▸ **Material provided**:

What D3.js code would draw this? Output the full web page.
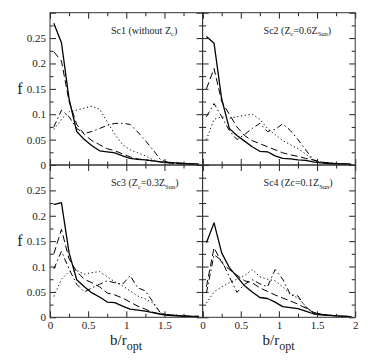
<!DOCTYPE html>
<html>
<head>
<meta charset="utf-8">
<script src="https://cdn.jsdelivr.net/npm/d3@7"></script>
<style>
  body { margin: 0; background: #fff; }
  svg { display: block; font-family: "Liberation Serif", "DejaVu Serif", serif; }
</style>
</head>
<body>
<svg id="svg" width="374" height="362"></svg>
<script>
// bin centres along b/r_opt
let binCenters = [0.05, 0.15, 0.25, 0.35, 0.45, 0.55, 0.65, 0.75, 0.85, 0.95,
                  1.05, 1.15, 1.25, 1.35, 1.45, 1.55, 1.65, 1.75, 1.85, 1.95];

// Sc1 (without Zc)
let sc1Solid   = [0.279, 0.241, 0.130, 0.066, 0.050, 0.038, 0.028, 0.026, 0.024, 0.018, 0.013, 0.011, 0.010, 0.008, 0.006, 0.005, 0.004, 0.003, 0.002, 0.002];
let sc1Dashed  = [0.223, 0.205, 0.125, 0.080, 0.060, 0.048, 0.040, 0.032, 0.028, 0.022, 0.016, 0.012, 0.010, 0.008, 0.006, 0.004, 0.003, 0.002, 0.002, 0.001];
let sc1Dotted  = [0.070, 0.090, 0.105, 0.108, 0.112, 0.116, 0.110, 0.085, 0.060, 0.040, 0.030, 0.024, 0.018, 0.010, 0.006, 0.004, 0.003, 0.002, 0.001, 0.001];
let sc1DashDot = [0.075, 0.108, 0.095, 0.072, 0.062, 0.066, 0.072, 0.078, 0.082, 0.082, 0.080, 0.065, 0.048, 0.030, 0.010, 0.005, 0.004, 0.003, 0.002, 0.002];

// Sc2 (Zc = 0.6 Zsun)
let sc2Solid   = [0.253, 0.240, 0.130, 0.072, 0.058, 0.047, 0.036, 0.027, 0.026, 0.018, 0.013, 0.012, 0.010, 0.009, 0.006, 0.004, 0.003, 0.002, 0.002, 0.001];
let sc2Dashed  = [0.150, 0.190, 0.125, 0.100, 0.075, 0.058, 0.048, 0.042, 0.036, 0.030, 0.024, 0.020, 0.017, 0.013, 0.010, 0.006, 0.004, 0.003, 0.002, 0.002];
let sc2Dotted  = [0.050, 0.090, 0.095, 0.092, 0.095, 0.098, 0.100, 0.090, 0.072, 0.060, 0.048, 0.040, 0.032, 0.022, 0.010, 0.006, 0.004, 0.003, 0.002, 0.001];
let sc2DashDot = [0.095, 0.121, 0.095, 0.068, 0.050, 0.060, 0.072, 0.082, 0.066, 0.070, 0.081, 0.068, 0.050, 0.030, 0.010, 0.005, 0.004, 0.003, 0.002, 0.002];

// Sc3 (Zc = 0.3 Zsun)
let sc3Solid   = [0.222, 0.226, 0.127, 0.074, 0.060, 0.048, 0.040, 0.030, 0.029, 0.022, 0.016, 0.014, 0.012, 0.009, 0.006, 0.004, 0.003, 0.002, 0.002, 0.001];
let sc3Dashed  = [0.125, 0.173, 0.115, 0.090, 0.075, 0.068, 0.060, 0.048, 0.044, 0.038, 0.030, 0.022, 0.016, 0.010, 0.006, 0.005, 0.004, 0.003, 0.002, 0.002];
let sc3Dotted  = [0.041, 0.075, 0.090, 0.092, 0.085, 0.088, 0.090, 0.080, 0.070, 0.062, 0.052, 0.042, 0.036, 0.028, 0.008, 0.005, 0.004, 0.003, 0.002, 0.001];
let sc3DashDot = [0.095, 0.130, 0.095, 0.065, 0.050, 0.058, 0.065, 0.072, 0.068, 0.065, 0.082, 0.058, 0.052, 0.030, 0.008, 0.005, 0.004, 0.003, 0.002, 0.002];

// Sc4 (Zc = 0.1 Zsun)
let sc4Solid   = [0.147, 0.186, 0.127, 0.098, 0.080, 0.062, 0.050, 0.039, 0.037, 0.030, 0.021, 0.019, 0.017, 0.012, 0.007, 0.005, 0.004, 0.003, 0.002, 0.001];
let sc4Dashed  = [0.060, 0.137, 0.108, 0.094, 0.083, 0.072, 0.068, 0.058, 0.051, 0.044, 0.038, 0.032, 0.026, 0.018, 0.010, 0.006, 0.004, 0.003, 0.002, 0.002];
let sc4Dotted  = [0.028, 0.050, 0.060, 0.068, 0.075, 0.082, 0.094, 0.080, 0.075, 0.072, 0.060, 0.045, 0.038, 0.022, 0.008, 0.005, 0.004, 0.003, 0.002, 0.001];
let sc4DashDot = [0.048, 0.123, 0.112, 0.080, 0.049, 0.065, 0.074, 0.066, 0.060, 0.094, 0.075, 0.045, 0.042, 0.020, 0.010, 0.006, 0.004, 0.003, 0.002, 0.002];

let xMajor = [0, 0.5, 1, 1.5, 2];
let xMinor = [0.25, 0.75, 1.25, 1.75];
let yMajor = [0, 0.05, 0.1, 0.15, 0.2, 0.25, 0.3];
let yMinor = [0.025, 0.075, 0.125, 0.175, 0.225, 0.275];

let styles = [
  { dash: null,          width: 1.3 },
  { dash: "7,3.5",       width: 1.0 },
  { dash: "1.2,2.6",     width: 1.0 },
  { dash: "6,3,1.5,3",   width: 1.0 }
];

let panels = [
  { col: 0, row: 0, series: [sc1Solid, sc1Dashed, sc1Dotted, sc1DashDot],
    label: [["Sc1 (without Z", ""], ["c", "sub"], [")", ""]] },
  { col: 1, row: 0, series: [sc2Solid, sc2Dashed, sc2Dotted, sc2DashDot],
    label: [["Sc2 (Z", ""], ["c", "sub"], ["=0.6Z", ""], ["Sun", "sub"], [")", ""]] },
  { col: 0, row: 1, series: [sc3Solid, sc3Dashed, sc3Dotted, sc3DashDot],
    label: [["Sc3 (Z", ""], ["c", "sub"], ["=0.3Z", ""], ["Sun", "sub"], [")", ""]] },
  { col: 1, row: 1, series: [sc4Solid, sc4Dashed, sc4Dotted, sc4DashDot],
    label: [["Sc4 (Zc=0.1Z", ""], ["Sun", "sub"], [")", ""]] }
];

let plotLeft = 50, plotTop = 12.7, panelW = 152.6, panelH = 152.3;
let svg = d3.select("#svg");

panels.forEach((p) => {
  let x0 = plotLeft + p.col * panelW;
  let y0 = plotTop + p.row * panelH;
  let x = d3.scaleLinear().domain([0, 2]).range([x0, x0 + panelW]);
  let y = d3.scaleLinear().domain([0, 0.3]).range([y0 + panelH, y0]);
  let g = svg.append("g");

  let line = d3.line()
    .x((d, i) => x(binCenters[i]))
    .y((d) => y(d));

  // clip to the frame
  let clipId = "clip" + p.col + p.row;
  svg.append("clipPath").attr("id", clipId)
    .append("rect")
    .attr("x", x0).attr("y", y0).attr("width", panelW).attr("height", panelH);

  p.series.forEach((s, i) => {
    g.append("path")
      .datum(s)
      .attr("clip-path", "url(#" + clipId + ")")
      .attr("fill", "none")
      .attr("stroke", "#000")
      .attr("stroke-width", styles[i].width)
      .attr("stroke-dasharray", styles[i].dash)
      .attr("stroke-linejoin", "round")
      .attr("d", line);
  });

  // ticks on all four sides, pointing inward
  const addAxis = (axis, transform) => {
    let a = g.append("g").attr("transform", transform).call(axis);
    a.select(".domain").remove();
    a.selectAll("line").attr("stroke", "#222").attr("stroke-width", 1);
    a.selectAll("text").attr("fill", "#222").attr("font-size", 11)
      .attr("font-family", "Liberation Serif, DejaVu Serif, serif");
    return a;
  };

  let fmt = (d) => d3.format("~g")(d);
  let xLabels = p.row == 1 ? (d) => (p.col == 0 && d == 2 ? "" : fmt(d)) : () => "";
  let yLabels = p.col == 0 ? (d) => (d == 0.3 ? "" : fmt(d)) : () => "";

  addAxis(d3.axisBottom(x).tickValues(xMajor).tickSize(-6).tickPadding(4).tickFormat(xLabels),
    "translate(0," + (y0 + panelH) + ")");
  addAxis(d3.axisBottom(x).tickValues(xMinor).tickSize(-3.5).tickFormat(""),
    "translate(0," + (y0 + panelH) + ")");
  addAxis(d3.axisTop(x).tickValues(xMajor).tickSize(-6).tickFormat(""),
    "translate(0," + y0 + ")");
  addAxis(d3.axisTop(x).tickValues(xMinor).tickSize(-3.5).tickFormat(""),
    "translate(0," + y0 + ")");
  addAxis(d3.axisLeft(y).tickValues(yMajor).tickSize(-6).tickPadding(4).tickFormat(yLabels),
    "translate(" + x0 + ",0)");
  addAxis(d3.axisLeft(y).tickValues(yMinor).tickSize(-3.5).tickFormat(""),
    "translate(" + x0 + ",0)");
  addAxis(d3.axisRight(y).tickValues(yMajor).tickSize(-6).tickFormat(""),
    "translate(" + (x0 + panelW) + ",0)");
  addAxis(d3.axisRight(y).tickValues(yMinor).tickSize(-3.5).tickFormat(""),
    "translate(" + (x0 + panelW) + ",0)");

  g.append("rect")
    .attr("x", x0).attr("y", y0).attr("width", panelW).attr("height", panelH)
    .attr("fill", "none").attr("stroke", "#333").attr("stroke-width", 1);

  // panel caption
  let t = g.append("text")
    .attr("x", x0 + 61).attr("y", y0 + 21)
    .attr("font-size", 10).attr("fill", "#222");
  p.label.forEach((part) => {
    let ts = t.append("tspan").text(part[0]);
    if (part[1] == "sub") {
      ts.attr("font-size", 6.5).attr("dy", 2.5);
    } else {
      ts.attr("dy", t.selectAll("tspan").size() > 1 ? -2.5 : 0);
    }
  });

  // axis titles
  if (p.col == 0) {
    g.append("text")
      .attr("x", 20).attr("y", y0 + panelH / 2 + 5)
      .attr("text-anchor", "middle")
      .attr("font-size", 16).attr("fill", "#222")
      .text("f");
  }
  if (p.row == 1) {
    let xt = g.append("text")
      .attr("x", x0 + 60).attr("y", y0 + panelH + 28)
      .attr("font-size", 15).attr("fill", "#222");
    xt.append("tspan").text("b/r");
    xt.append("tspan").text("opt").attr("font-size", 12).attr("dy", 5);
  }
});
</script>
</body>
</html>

▸ **Problem**: Restate the data word for word from its first line through the line with "1.05, 1.15, 1.25, 1.35, 1.45, 1.55, 1.65, 1.75, 1.85, 1.95];", leaving out any picture along the way.

▸ **Full response**:
What D3.js code would draw this? Output the full web page.
<!DOCTYPE html>
<html>
<head>
<meta charset="utf-8">
<script src="https://cdn.jsdelivr.net/npm/d3@7"></script>
<style>
  body { margin: 0; background: #fff; }
  svg { display: block; font-family: "Liberation Serif", "DejaVu Serif", serif; }
</style>
</head>
<body>
<svg id="svg" width="374" height="362"></svg>
<script>
// bin centres along b/r_opt
let binCenters = [0.05, 0.15, 0.25, 0.35, 0.45, 0.55, 0.65, 0.75, 0.85, 0.95,
                  1.05, 1.15, 1.25, 1.35, 1.45, 1.55, 1.65, 1.75, 1.85, 1.95];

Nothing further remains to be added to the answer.